RECORDS FOR THIS EXERCISE:
======

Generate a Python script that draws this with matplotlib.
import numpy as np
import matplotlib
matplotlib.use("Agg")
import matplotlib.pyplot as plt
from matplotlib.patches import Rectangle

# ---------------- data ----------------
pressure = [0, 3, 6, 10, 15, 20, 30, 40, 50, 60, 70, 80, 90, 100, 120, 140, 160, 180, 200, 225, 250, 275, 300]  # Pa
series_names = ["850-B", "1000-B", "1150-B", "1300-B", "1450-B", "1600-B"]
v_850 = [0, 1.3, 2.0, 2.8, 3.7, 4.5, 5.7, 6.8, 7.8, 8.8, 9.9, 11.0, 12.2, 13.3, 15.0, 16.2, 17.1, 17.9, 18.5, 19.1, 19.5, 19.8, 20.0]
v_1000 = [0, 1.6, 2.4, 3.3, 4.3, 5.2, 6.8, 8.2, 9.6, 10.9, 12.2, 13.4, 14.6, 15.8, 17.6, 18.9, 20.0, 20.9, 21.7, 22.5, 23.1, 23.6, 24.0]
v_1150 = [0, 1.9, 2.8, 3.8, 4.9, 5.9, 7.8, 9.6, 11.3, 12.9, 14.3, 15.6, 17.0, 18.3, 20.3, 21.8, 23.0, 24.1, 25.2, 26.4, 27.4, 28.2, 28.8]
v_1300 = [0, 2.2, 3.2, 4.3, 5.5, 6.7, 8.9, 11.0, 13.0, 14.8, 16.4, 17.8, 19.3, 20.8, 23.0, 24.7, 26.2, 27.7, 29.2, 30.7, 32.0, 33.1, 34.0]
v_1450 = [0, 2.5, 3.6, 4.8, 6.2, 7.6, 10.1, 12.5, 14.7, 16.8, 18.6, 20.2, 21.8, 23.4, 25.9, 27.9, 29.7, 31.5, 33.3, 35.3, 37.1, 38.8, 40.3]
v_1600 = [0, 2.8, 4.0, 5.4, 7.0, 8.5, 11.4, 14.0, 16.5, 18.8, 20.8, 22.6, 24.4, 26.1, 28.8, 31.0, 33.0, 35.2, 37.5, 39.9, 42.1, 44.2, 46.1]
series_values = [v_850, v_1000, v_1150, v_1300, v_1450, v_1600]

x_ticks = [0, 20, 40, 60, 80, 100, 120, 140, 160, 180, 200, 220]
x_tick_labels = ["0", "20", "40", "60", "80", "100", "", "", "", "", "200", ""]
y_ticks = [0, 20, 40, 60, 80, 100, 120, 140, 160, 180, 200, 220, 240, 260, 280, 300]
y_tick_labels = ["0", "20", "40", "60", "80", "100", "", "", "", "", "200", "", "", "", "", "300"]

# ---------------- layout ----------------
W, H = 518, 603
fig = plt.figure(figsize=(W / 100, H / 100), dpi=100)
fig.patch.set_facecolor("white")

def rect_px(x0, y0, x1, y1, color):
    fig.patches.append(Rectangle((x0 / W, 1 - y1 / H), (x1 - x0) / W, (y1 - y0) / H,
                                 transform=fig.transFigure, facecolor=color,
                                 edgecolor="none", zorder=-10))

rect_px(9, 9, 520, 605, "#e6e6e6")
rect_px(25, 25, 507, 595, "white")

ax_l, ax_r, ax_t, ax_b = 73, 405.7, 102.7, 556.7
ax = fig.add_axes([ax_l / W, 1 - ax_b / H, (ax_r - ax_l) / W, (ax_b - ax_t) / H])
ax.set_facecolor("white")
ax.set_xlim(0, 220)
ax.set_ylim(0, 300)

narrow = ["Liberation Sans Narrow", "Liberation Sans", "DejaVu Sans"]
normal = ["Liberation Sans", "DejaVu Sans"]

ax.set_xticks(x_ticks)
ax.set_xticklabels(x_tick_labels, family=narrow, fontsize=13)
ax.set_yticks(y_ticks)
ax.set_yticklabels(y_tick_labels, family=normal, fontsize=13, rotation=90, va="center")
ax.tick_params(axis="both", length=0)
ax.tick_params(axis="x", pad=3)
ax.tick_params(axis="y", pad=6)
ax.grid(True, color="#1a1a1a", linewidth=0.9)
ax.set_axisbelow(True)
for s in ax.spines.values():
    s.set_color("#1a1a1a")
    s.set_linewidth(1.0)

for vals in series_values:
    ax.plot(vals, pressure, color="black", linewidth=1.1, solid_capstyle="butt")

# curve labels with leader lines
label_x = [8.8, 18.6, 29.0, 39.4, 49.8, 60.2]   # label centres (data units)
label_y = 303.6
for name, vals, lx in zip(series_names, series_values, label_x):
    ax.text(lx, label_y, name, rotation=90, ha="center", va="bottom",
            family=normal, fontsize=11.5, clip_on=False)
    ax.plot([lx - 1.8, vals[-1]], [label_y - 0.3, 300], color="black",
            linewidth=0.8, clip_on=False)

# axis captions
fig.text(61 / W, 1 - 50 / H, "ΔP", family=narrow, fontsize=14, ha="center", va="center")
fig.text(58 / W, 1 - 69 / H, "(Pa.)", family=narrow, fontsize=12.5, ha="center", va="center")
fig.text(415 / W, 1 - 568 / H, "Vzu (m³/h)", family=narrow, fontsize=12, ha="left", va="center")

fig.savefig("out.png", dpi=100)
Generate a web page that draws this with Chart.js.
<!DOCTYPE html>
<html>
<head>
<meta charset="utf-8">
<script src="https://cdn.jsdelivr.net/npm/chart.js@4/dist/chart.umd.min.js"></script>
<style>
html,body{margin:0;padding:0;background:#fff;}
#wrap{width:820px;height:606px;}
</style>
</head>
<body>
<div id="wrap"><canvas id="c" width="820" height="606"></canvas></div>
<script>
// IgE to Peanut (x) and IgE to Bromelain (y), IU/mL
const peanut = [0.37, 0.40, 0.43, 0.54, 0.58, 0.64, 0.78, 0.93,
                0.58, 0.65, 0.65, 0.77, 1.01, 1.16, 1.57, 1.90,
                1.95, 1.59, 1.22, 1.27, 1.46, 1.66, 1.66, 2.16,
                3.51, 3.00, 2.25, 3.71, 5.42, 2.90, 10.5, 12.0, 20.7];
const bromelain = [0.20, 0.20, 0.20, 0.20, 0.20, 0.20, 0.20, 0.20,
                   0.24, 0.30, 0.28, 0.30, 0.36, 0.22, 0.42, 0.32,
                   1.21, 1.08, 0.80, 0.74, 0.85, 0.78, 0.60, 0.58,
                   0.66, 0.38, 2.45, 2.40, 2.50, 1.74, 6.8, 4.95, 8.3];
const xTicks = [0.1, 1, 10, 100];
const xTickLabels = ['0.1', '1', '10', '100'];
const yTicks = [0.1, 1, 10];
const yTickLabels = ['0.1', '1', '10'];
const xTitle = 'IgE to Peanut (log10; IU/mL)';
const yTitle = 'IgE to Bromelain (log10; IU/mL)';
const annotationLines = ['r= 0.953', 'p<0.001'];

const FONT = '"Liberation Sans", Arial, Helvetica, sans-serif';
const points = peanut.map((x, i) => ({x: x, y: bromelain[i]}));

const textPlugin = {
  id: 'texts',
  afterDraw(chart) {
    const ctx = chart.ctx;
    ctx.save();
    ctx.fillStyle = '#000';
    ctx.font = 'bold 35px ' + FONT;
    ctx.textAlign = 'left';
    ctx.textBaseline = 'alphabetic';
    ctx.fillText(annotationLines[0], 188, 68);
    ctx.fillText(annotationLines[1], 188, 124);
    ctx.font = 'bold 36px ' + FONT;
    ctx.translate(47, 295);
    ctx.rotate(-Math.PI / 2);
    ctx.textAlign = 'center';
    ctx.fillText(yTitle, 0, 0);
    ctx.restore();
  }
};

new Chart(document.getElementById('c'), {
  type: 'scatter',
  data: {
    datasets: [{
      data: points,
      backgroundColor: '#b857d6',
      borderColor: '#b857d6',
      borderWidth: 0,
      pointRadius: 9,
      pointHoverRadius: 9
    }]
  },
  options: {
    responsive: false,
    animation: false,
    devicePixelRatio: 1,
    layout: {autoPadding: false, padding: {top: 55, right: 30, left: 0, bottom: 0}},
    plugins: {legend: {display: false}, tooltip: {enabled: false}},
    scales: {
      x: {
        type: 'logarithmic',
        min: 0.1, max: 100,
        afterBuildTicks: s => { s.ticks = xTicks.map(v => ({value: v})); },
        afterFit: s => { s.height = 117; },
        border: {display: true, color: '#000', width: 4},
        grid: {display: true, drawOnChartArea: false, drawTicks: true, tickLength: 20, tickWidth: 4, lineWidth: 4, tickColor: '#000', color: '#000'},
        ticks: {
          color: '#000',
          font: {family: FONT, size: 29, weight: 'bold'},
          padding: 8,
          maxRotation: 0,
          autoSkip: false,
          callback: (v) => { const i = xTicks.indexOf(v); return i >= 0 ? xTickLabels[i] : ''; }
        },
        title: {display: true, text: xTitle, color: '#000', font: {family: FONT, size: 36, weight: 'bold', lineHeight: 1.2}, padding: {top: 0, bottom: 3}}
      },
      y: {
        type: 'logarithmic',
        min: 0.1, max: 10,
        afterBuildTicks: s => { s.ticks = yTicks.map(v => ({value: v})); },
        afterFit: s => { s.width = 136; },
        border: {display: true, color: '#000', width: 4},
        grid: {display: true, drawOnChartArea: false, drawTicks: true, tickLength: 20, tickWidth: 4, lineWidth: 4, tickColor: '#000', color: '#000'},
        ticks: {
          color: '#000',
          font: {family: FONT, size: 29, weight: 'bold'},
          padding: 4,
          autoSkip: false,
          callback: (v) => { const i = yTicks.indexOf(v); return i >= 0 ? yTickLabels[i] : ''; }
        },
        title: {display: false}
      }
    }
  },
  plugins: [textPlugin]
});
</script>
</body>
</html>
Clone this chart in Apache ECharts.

======

TASK DIRECTIONS:
Write out, unaltered, the lines from the opening of the listing through the line that includes "from matplotlib.patches import Rectangle".

TASK RESULT:
Generate a Python script that draws this with matplotlib.
import numpy as np
import matplotlib
matplotlib.use("Agg")
import matplotlib.pyplot as plt
from matplotlib.patches import Rectangle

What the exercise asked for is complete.